Gov. Pat Quinn and Illinois Emergency Management Agency Director Jonathan Monken discussing Thursday's weather predicament makes things seem more ominous than they really are for most people. Photograph provided by State of Illinois
 
But let’s be honest. I really suspect that the bulk of us had our days tampered with much less than those individuals of West, Texas – the rural town near Waco where some fertilizer ignited and exploded.

THE END RESULT killed or maimed a significant portion of that town of some 2,400 people.

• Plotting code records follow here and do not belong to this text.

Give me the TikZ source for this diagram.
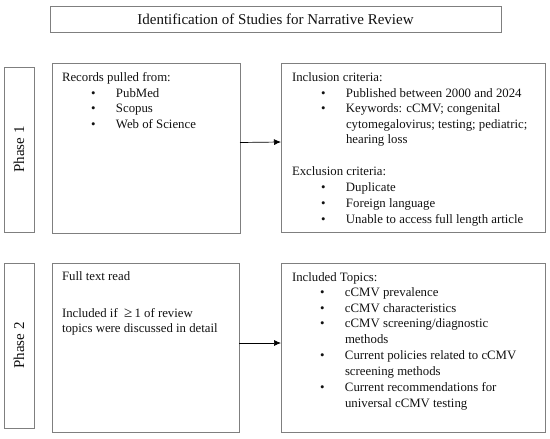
\documentclass[tikz,border=0pt]{standalone}
\usepackage{fontspec}
\setmainfont{Liberation Serif}
\usetikzlibrary{arrows.meta}
\definecolor{boxgray}{HTML}{7F7F7F}
\definecolor{txtcol}{HTML}{111111}
\newcommand\bul{\llap{\textbullet\hspace{20.5pt}}}
\begin{document}
\begin{tikzpicture}[x=1pt,y=-1pt,
  box/.style={draw=boxgray, line width=0.9pt, inner sep=0pt, outer sep=0pt},
  txt/.style={anchor=base west, inner sep=0pt, outer sep=0pt, text=txtcol, font=\fontsize{12.8}{15}\selectfont},
  phase/.style={rotate=90, inner sep=0pt, text=txtcol, font=\fontsize{15}{18}\selectfont},
  conn/.style={draw=black, line width=0.7pt, -{Latex[length=7pt,width=6pt]}}]
\useasboundingbox (0,0) rectangle (550,439);
% boxes
\node[box, minimum width=451pt, minimum height=26.5pt] (title) at (275.5,19.25) {};
\node[box, minimum width=30pt, minimum height=165pt] (ph1) at (19,149.5) {};
\node[box, minimum width=188pt, minimum height=170pt] (rec) at (146,148) {};
\node[box, minimum width=264pt, minimum height=169pt] (incl) at (413,147.5) {};
\node[box, minimum width=30pt, minimum height=165pt] (ph2) at (19,345.5) {};
\node[box, minimum width=187pt, minimum height=169pt] (full) at (145.5,347.5) {};
\node[box, minimum width=264pt, minimum height=169pt] (topics) at (413,347.5) {};
% title
\node[inner sep=0pt, text=txtcol, font=\fontsize{15}{18}\selectfont] (titletext) at (title.center) {Identification of Studies for Narrative Review};
% phase labels
\node[phase] (ph1text) at (ph1.center) {Phase 1};
\node[phase] (ph2text) at (ph2.center) {Phase 2};
% records
\node[txt] (r0) at (62,81.5) {Records pulled from:};
\node[txt] (r1) at (116,97) {\bul PubMed};
\node[txt] (r2) at (116,112.5) {\bul Scopus};
\node[txt] (r3) at (116,128) {\bul Web of Science};
% inclusion / exclusion
\node[txt] (i0) at (292,81.5) {Inclusion criteria:};
\node[txt] (i1) at (346,97) {\bul Published between 2000 and 2024};
\node[txt] (i2) at (346,112.5) {\bul Keywords: cCMV; congenital};
\node[txt] (i3) at (346,128) {cytomegalovirus; testing; pediatric;};
\node[txt] (i4) at (346,143.5) {hearing loss};
\node[txt] (e0) at (292,175.5) {Exclusion criteria:};
\node[txt] (e1) at (346,191.5) {\bul Duplicate};
\node[txt] (e2) at (346,207.5) {\bul Foreign language};
\node[txt] (e3) at (346,223.5) {\bul Unable to access full length article};
% full text
\node[txt] (f0) at (62,280.5) {Full text read};
\node[txt] (f1) at (62,317.5) {Included if \ {\fontsize{15}{15}\selectfont ≥}\,1 of review};
\node[txt] (f2) at (62,332.5) {topics were discussed in detail};
% topics
\node[txt] (t0) at (292,281.5) {Included Topics:};
\node[txt] (t1) at (345,296.5) {\bul cCMV prevalence};
\node[txt] (t2) at (345,312.5) {\bul cCMV characteristics};
\node[txt] (t3) at (345,327.5) {\bul cCMV screening/diagnostic};
\node[txt] (t4) at (345,343.5) {methods};
\node[txt] (t5) at (345,359.5) {\bul Current policies related to cCMV};
\node[txt] (t6) at (345,375.5) {screening methods};
\node[txt] (t7) at (345,391.5) {\bul Current recommendations for};
\node[txt] (t8) at (345,407.5) {universal cCMV testing};
% connectors
\draw[conn] ([yshift=5.5pt]rec.east) -- ([yshift=5.5pt]incl.west);
\draw[conn] ([yshift=4.5pt]full.east) -- ([yshift=4.5pt]topics.west);
\end{tikzpicture}
\end{document}
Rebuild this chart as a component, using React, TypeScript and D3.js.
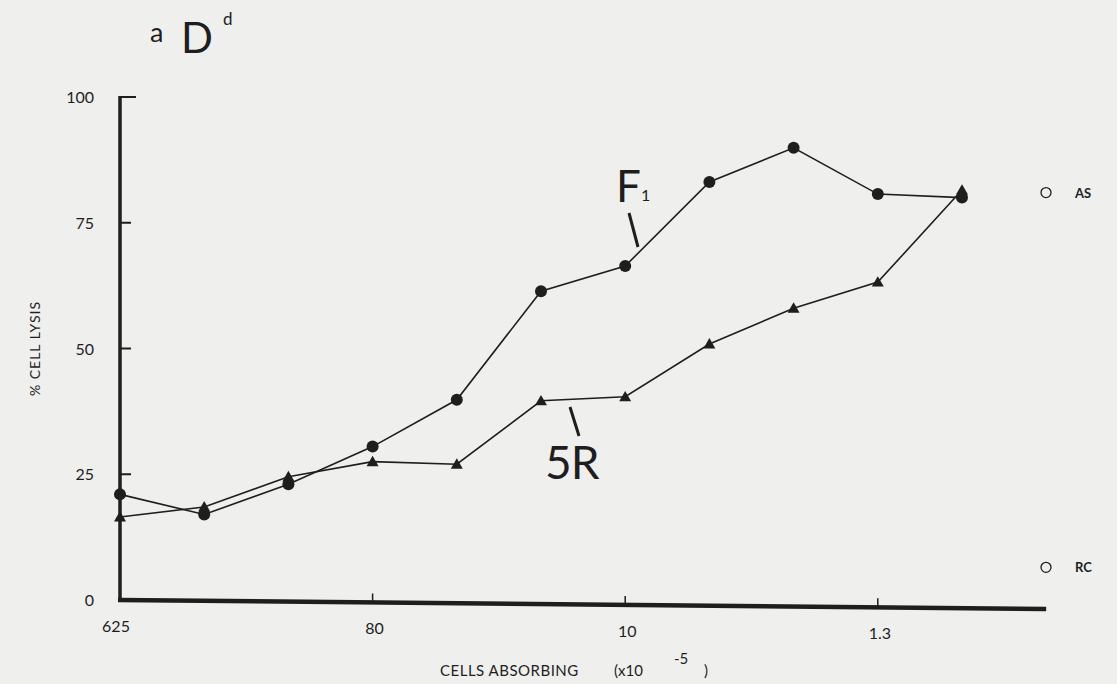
import React from "react";
import * as d3 from "d3";

// Twofold dilution steps of absorbing cells; labelled ticks every third step
const steps = [0, 1, 2, 3, 4, 5, 6, 7, 8, 9, 10];
const tickSteps = [0, 3, 6, 9];
const tickLabels = ["625", "80", "10", "1.3"];
const yTicks = [0, 25, 50, 75, 100];

// % cell lysis after absorption
const f1Values = [21, 17, 23, 30.5, 39.8, 61.4, 66.4, 83.1, 89.9, 80.7, 80];
const r5Values = [16.5, 18.5, 24.5, 27.5, 27, 39.6, 40.4, 50.9, 58, 63.2, 81.5];

// Unabsorbed reference sera
const controlLabels = ["AS", "RC"];
const controlValues = [81, 6.5];

const W = 1117;
const H = 684;
const ink = "#1e1e1e";
const font = "Lato, 'Noto Sans', sans-serif";

export default function App() {
  const x = d3.scaleLinear().domain([0, 10]).range([120, 962]);
  const y = d3.scaleLinear().domain([0, 100]).range([600, 97]);
  const xEnd = x(11);

  const line = d3
    .line<number>()
    .x((_, i) => x(steps[i]))
    .y((d) => y(d));

  const tri = d3.symbol().type(d3.symbolTriangle).size(62)();

  // x axis drifts slightly downward to the right
  const axisDrop = 9;
  const axisY = (px: number) => y(0) + ((px - x(0)) / (xEnd - x(0))) * axisDrop;

  return (
    <svg
      width={W}
      height={H}
      style={{ position: "absolute", left: 0, top: 0, display: "block" }}
      fontFamily={font}
    >
      <rect width={W} height={H} fill="#efefee" />

      {/* panel title */}
      <text x={150} y={42} fontSize={27} fill={ink}>a</text>
      <text x={181} y={53} fontSize={42} fill={ink}>D</text>
      <text x={223} y={25} fontSize={17} fill={ink}>d</text>

      {/* y axis */}
      <line x1={x(0)} x2={x(0)} y1={y(100) - 1} y2={axisY(x(0)) + 2} stroke={ink} strokeWidth={3.5} />
      {yTicks.map((t) => (
        <g key={t}>
          {t > 0 && (
            <line x1={x(0)} x2={x(0) + (t === 100 ? 16 : 11)} y1={y(t)} y2={y(t)} stroke={ink} strokeWidth={2} />
          )}
          <text x={94} y={y(t) + 6} fontSize={16} textAnchor="end" fill={ink}>
            {t}
          </text>
        </g>
      ))}
      <text
        transform={`translate(40, ${y(50)}) rotate(-90)`}
        fontSize={14}
        textAnchor="middle"
        fill={ink}
        letterSpacing={1}
      >
        % CELL LYSIS
      </text>

      {/* x axis */}
      <line x1={x(0) - 2} x2={xEnd} y1={axisY(x(0))} y2={axisY(xEnd)} stroke={ink} strokeWidth={4.5} />
      {tickSteps.map((s, i) => (
        <g key={s}>
          {i > 0 && (
            <line x1={x(s)} x2={x(s)} y1={axisY(x(s)) - 9} y2={axisY(x(s))} stroke={ink} strokeWidth={1.5} />
          )}
          <text x={x(s) + (i === 0 ? -4 : 2)} y={axisY(x(s)) + 32} fontSize={16} textAnchor="middle" fill={ink}>
            {tickLabels[i]}
          </text>
        </g>
      ))}
      <text x={440} y={676} fontSize={15} fill={ink} letterSpacing={0.5}>
        CELLS ABSORBING
      </text>
      <text x={614} y={676} fontSize={15} fill={ink}>(x10</text>
      <text x={674} y={664} fontSize={15} fill={ink}>-5</text>
      <text x={704} y={676} fontSize={15} fill={ink}>)</text>

      {/* series lines */}
      <path d={line(r5Values) || ""} fill="none" stroke={ink} strokeWidth={1.6} />
      <path d={line(f1Values) || ""} fill="none" stroke={ink} strokeWidth={1.6} />

      {/* 5R triangles */}
      {r5Values.map((v, i) => (
        <path key={`t${i}`} d={tri || ""} transform={`translate(${x(steps[i])}, ${y(v) + 1})`} fill={ink} />
      ))}
      {/* F1 circles */}
      {f1Values.map((v, i) => (
        <circle key={`c${i}`} cx={x(steps[i])} cy={y(v)} r={6} fill={ink} />
      ))}

      {/* curve labels with leaders */}
      <text x={616} y={202} fontSize={44} fill={ink}>F</text>
      <text x={641} y={201} fontSize={16} fill={ink}>1</text>
      <line x1={629} y1={213} x2={638} y2={247} stroke={ink} strokeWidth={3} />

      <text x={545} y={479} fontSize={46} fill={ink} letterSpacing={-1}>5R</text>
      <line x1={570} y1={407} x2={579} y2={436} stroke={ink} strokeWidth={3} />

      {/* reference sera */}
      {controlValues.map((v, i) => (
        <g key={controlLabels[i]}>
          <circle cx={1046} cy={y(v)} r={5} fill="none" stroke={ink} strokeWidth={1.3} />
          <text x={1075} y={y(v) + 5} fontSize={13} fontWeight={700} fill={ink}>
            {controlLabels[i]}
          </text>
        </g>
      ))}
    </svg>
  );
}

Most of us just had our lives inconvenienced by the rain – although I couldn’t help but notice that The Weather Channel Thursday morning gave equal play to both the Texas explosion AND heavy rains hitting DuPage County.

Some of us may have got stuck on the interstate for a couple of hours – turning their typical half-hour commute into an ordeal.

Others may have had their basements soaked. Although for many, that happens whenever there is a heavy rainfall. It’s not the end of the world as we know it!

IN MY CASE, I have a stinky bathroom. Or perhaps I should say, a stinkier-than-usual bathroom.

For it seems that the creek that runs right by my residence did rise to higher-than-usual levels due to the steady rainfall that began Wednesday afternoon and was still ongoing as I write this commentary on Thursday. Weather forecasts are predicting that Mother Nature’s waterworks will come to an end early Friday.

Whenever that creek level gets high, it interferes with the sewage lines in my neighborhood. In my case, the other end of the block gets hit with flooding.

My place usually sees the toilet bowl water levels fluctuate.

IN THIS CASE, I woke up to the feel of cold toilet water all over the bathroom floor. It seems the bowl overflowed sometime during the overnight hours.

My day started out with me having to mop up the bathroom floor. A couple of other times, I had to re-mop as more water came.

Yet we’re not talking about large amounts of water. It does not seem to be spreading to any other part of my humble abode. I have a smelly bathroom that I’m probably going to have to get down on my hands and knees and scrub clean before I’ll feel truly comfortable using again.

But that is do-able. It is not tragedy.

SOMEHOW, I SUSPECT my story is closer to the real-life impact – a minor inconvenience – of Thursday’s “state of emergency” than any images people would create in their minds.

Now if, by chance, someone out there reading this is suffering a major calamity, I feel for you. But it would be wrong to think that everybody is in that situation. Which is what I remember from the date Sept. 11, 2001 – which for many of us was merely a date on which we had to go home early from work when city officials evacuated the Loop – “just in case” something was plotted for Chicago too.

It wasn’t!

PERRY: Oh, be quiet!!!
The true disaster is that aforementioned incident in West, where as I write this some three people are dead and about 170 suffered some form of injuries. And about 50 homes were destroyed by the explosion – which some have said had the physical impact of the kind of bomb the military might drop on an enemy in wartime!

WHICH OUGHT TO be the focus of Texas Gov. Rick Perry’s attention these days – helping those people in their time of need.

Instead of trying to defend those tacky radio ads his state is spending precious tax dollars to make ludicrous claims that the Lone Star State is a preferable place to the Land of Lincoln in any aspect!